Copy from the first line below down to and including the line with "5.88, 5.96, 6.37];". Skip the pictures.

**Supplied data**

»»

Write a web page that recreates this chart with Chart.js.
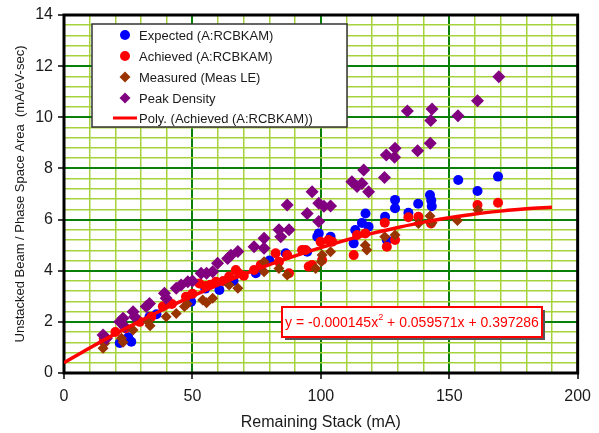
<!DOCTYPE html>
<html>
<head>
<meta charset="utf-8">
<script src="https://cdn.jsdelivr.net/npm/chart.js@4/dist/chart.umd.min.js"></script>
<style>
  html, body { margin: 0; padding: 0; background: #fff; }
  #wrap { width: 599px; height: 433px; }
</style>
</head>
<body>
<div id="wrap"><canvas id="stackChart" width="599" height="433"></canvas></div>
<script>
// values
const expectedX = [15.5, 21.7, 26.2, 25, 33.3, 36, 49.5, 55, 60.5, 66, 74.7, 80, 86.3, 94.7, 98.6, 99.2, 103.8, 112.8, 113.4, 116, 117.4, 118.6, 125, 125.7, 128.9, 128.9, 134.1, 137.9, 142.5, 143.2, 143, 153.5, 161, 169];
const expectedY = [1.25, 1.17, 1.22, 1.4, 2.2, 2.3, 2.79, 3.3, 3.25, 3.6, 3.9, 4.4, 4.68, 4.74, 5.33, 5.46, 5.33, 5.07, 5.59, 5.87, 6.24, 5.72, 6.11, 5.2, 6.77, 6.44, 6.27, 6.62, 6.96, 6.52, 6.75, 7.55, 7.12, 7.68];

const achievedX = [15.5, 20, 24, 29.5, 34, 38.5, 42, 47.5, 50, 52.7, 55, 57, 59.2, 62, 64.3, 66.9, 68, 70, 74, 76.6, 82.4, 83.7, 86.9, 87.6, 92.7, 94.1, 95.3, 96.6, 99.9, 100.5, 103, 104.4, 112.8, 114.1, 117.3, 124.9, 125.7, 128.9, 134.1, 138, 142.9, 161, 169];
const achievedY = [1.35, 1.6, 1.75, 2.0, 2.2, 2.6, 2.7, 2.98, 3.1, 3.5, 3.4, 3.45, 3.57, 3.6, 3.77, 4.03, 3.9, 3.8, 4.03, 4.22, 4.68, 4.35, 4.61, 3.9, 4.81, 4.81, 4.16, 4.22, 5.13, 4.42, 5.2, 5.13, 4.61, 5.4, 5.46, 5.88, 4.94, 5.2, 6.09, 6.11, 5.85, 6.57, 6.66];

const measuredX = [15.2, 15.8, 22.4, 23, 26.9, 32.7, 33.5, 39.8, 43.7, 46.9, 48, 54, 55.5, 57.9, 64.3, 67.7, 77.9, 77.9, 83.7, 86.9, 98, 100.5, 100.2, 103.8, 117.3, 117.9, 124.9, 128.9, 138, 142.5, 143.3, 153.2, 161.2];
const measuredY = [0.97, 1.15, 1.36, 1.2, 1.68, 2.0, 1.85, 2.2, 2.33, 2.6, 2.7, 2.85, 2.75, 2.92, 3.44, 3.31, 4.35, 3.96, 4.09, 3.83, 4.09, 4.61, 4.35, 4.74, 5.0, 4.81, 5.33, 5.4, 5.85, 6.14, 5.88, 5.96, 6.37];

const peakX = [15.2, 16.5, 21.7, 23, 23.6, 26.9, 27.5, 32, 33.3, 39.1, 39.8, 43.7, 45.6, 48.2, 50, 53.4, 55.5, 57.9, 59.8, 63.7, 65, 67.7, 74, 77.9, 77.9, 83.7, 84.4, 87.6, 86.9, 94.7, 96.6, 99.2, 101.2, 103.8, 99.2, 112.1, 114.1, 116, 116.7, 118.6, 124.8, 125.5, 128.9, 128.7, 133.7, 137.7, 142.6, 142.8, 143.3, 153.4, 161, 169.3];
const peakY = [1.49, 1.35, 2.0, 2.14, 1.81, 2.4, 2.2, 2.6, 2.72, 3.12, 2.92, 3.31, 3.44, 3.57, 3.6, 3.9, 3.9, 3.96, 4.29, 4.48, 4.6, 4.75, 4.94, 5.27, 4.88, 5.6, 5.33, 5.6, 6.57, 6.24, 7.09, 6.64, 6.52, 6.53, 5.92, 7.48, 7.29, 7.41, 7.94, 7.09, 7.65, 8.53, 8.79, 8.44, 10.25, 8.69, 8.98, 9.87, 10.32, 10.06, 10.65, 11.59];

// trendline, read at every 10 mA
const trendX = [0, 10, 20, 30, 40, 50, 60, 70, 80, 90, 100, 110, 120, 130, 140, 150, 160, 170, 180, 190];
const trendY = [0.40, 0.98, 1.53, 2.05, 2.55, 3.01, 3.45, 3.86, 4.24, 4.58, 4.90, 5.20, 5.46, 5.69, 5.90, 6.07, 6.22, 6.33, 6.42, 6.48];

const equationText = ["y = -0.000145x", "2", " + 0.059571x + 0.397286"];
const xTitle = "Remaining Stack (mA)";
const yTitle = "Unstacked Beam / Phase Space Area  (mA/eV-sec)";

const pts = (xs, ys) => xs.map((x, i) => ({ x: x, y: ys[i] }));

const FONT = "'Liberation Sans', Arial, sans-serif";
const MAJOR = "#0a800a";
const MINOR = "#a6d23c";

const isMajorY = v => Math.abs(v / 2 - Math.round(v / 2)) < 1e-6;
const isMajorX = v => Math.abs(v / 50 - Math.round(v / 50)) < 1e-6;

// black frame around the plot area
const framePlugin = {
  id: "frame",
  beforeDatasetsDraw(chart) {
    const { ctx, chartArea: a } = chart;
    ctx.save();
    ctx.strokeStyle = "#000";
    ctx.lineWidth = 3;
    ctx.strokeRect(a.left, a.top, a.right - a.left, a.bottom - a.top);
    ctx.restore();
  }
};

// legend box inside the plot, and the equation label
const boxesPlugin = {
  id: "boxes",
  afterDraw(chart) {
    const ctx = chart.ctx;
    ctx.save();

    // legend
    ctx.fillStyle = "#fff";
    ctx.fillRect(92, 24, 255, 103);
    ctx.strokeStyle = "#333";
    ctx.lineWidth = 1.5;
    ctx.strokeRect(92, 24, 255, 103);

    const rows = [35, 56, 77, 98, 118];
    ctx.font = "13px " + FONT;
    ctx.textBaseline = "middle";
    chart.data.datasets.forEach((ds, i) => {
      const y = rows[i];
      if (ds.pointRadius === 0) {
        ctx.strokeStyle = ds.borderColor;
        ctx.lineWidth = 3;
        ctx.beginPath();
        ctx.moveTo(113, y);
        ctx.lineTo(137, y);
        ctx.stroke();
      } else {
        ctx.fillStyle = ds.backgroundColor;
        ctx.beginPath();
        if (ds.pointStyle === "rectRot") {
          const r = 5.5;
          ctx.moveTo(125, y - r);
          ctx.lineTo(125 + r, y);
          ctx.lineTo(125, y + r);
          ctx.lineTo(125 - r, y);
          ctx.closePath();
        } else {
          ctx.arc(125, y, 5, 0, Math.PI * 2);
        }
        ctx.fill();
      }
      ctx.fillStyle = "#1a1a1a";
      ctx.fillText(ds.label, 139, y + 1);
    });

    // equation label
    const bx = 282, by = 307, bw = 260, bh = 30;
    ctx.fillStyle = "#555";
    ctx.fillRect(bx + 3, by + 3, bw, bh);
    ctx.fillStyle = "#fff";
    ctx.fillRect(bx, by, bw, bh);
    ctx.strokeStyle = "#ff0000";
    ctx.lineWidth = 2;
    ctx.strokeRect(bx, by, bw, bh);

    let size = 14;
    const measure = s => {
      ctx.font = s + "px " + FONT;
      let w = ctx.measureText(equationText[0]).width + ctx.measureText(equationText[2]).width;
      ctx.font = (s * 0.65) + "px " + FONT;
      return w + ctx.measureText(equationText[1]).width;
    };
    while (measure(size) < 252 && size < 18) size += 0.25;
    let tx = bx + (bw - measure(size)) / 2;
    const ty = by + bh / 2 + 1;
    ctx.fillStyle = "#ff0000";
    ctx.font = size + "px " + FONT;
    ctx.fillText(equationText[0], tx, ty);
    tx += ctx.measureText(equationText[0]).width;
    ctx.font = (size * 0.65) + "px " + FONT;
    ctx.fillText(equationText[1], tx, ty - size * 0.4);
    tx += ctx.measureText(equationText[1]).width;
    ctx.font = size + "px " + FONT;
    ctx.fillText(equationText[2], tx, ty);

    ctx.restore();
  }
};

new Chart(document.getElementById("stackChart"), {
  type: "scatter",
  data: {
    datasets: [
      {
        label: "Expected (A:RCBKAM)",
        data: pts(expectedX, expectedY),
        backgroundColor: "#0000ff",
        borderColor: "#0000ff",
        pointStyle: "circle",
        pointRadius: 5,
        borderWidth: 0,
        order: 4
      },
      {
        label: "Achieved (A:RCBKAM)",
        data: pts(achievedX, achievedY),
        backgroundColor: "#ff0000",
        borderColor: "#ff0000",
        pointStyle: "circle",
        pointRadius: 5,
        borderWidth: 0,
        order: 3
      },
      {
        label: "Measured (Meas LE)",
        data: pts(measuredX, measuredY),
        backgroundColor: "#993300",
        borderColor: "#993300",
        pointStyle: "rectRot",
        pointRadius: 5.5,
        borderWidth: 0,
        order: 2
      },
      {
        label: "Peak Density",
        data: pts(peakX, peakY),
        backgroundColor: "#800080",
        borderColor: "#800080",
        pointStyle: "rectRot",
        pointRadius: 6.5,
        borderWidth: 0,
        order: 1
      },
      {
        label: "Poly. (Achieved (A:RCBKAM))",
        data: pts(trendX, trendY),
        showLine: true,
        borderColor: "#ff0000",
        backgroundColor: "#ff0000",
        borderWidth: 3.5,
        pointRadius: 0,
        cubicInterpolationMode: "monotone",
        order: 0
      }
    ]
  },
  options: {
    responsive: false,
    animation: false,
    layout: { padding: { left: 0, right: 19, top: 15, bottom: 0 } },
    plugins: {
      legend: { display: false },
      tooltip: { enabled: false }
    },
    scales: {
      x: {
        type: "linear",
        min: 0,
        max: 200,
        afterFit(scale) { scale.height = 60; },
        border: { display: false },
        grid: {
          color: c => isMajorX(c.tick.value) ? MAJOR : MINOR,
          lineWidth: c => isMajorX(c.tick.value) ? 2 : 1.5,
          tickColor: c => isMajorX(c.tick.value) ? "#000" : "rgba(0,0,0,0)",
          tickWidth: 1.5,
          tickLength: 6
        },
        ticks: {
          stepSize: 10,
          autoSkip: false,
          maxRotation: 0,
          padding: 8,
          color: "#1a1a1a",
          font: { family: FONT, size: 16 },
          callback: v => isMajorX(v) ? String(Math.round(v)) : ""
        },
        title: {
          display: true,
          text: xTitle,
          color: "#1a1a1a",
          font: { family: FONT, size: 16 },
          padding: { top: 0, bottom: 1 }
        }
      },
      y: {
        type: "linear",
        min: 0,
        max: 14,
        afterFit(scale) { scale.width = 64; },
        border: { display: false },
        grid: {
          color: c => isMajorY(c.tick.value) ? MAJOR : MINOR,
          lineWidth: c => isMajorY(c.tick.value) ? 2 : 1.5,
          tickColor: c => isMajorY(c.tick.value) ? "#000" : "rgba(0,0,0,0)",
          tickWidth: 1.5,
          tickLength: 6
        },
        ticks: {
          stepSize: 0.4,
          autoSkip: false,
          padding: 5,
          color: "#1a1a1a",
          font: { family: FONT, size: 16 },
          callback: v => isMajorY(v) ? String(Math.round(v)) : ""
        },
        title: {
          display: true,
          text: yTitle,
          color: "#1a1a1a",
          font: { family: FONT, size: 13 },
          padding: { top: 13, bottom: 0 }
        }
      }
    }
  },
  plugins: [framePlugin, boxesPlugin]
});
</script>
</body>
</html>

««

**Written solution**
Write a web page that recreates this chart with Chart.js.
<!DOCTYPE html>
<html>
<head>
<meta charset="utf-8">
<script src="https://cdn.jsdelivr.net/npm/chart.js@4/dist/chart.umd.min.js"></script>
<style>
  html, body { margin: 0; padding: 0; background: #fff; }
  #wrap { width: 599px; height: 433px; }
</style>
</head>
<body>
<div id="wrap"><canvas id="stackChart" width="599" height="433"></canvas></div>
<script>
// values
const expectedX = [15.5, 21.7, 26.2, 25, 33.3, 36, 49.5, 55, 60.5, 66, 74.7, 80, 86.3, 94.7, 98.6, 99.2, 103.8, 112.8, 113.4, 116, 117.4, 118.6, 125, 125.7, 128.9, 128.9, 134.1, 137.9, 142.5, 143.2, 143, 153.5, 161, 169];
const expectedY = [1.25, 1.17, 1.22, 1.4, 2.2, 2.3, 2.79, 3.3, 3.25, 3.6, 3.9, 4.4, 4.68, 4.74, 5.33, 5.46, 5.33, 5.07, 5.59, 5.87, 6.24, 5.72, 6.11, 5.2, 6.77, 6.44, 6.27, 6.62, 6.96, 6.52, 6.75, 7.55, 7.12, 7.68];

const achievedX = [15.5, 20, 24, 29.5, 34, 38.5, 42, 47.5, 50, 52.7, 55, 57, 59.2, 62, 64.3, 66.9, 68, 70, 74, 76.6, 82.4, 83.7, 86.9, 87.6, 92.7, 94.1, 95.3, 96.6, 99.9, 100.5, 103, 104.4, 112.8, 114.1, 117.3, 124.9, 125.7, 128.9, 134.1, 138, 142.9, 161, 169];
const achievedY = [1.35, 1.6, 1.75, 2.0, 2.2, 2.6, 2.7, 2.98, 3.1, 3.5, 3.4, 3.45, 3.57, 3.6, 3.77, 4.03, 3.9, 3.8, 4.03, 4.22, 4.68, 4.35, 4.61, 3.9, 4.81, 4.81, 4.16, 4.22, 5.13, 4.42, 5.2, 5.13, 4.61, 5.4, 5.46, 5.88, 4.94, 5.2, 6.09, 6.11, 5.85, 6.57, 6.66];

const measuredX = [15.2, 15.8, 22.4, 23, 26.9, 32.7, 33.5, 39.8, 43.7, 46.9, 48, 54, 55.5, 57.9, 64.3, 67.7, 77.9, 77.9, 83.7, 86.9, 98, 100.5, 100.2, 103.8, 117.3, 117.9, 124.9, 128.9, 138, 142.5, 143.3, 153.2, 161.2];
const measuredY = [0.97, 1.15, 1.36, 1.2, 1.68, 2.0, 1.85, 2.2, 2.33, 2.6, 2.7, 2.85, 2.75, 2.92, 3.44, 3.31, 4.35, 3.96, 4.09, 3.83, 4.09, 4.61, 4.35, 4.74, 5.0, 4.81, 5.33, 5.4, 5.85, 6.14, 5.88, 5.96, 6.37];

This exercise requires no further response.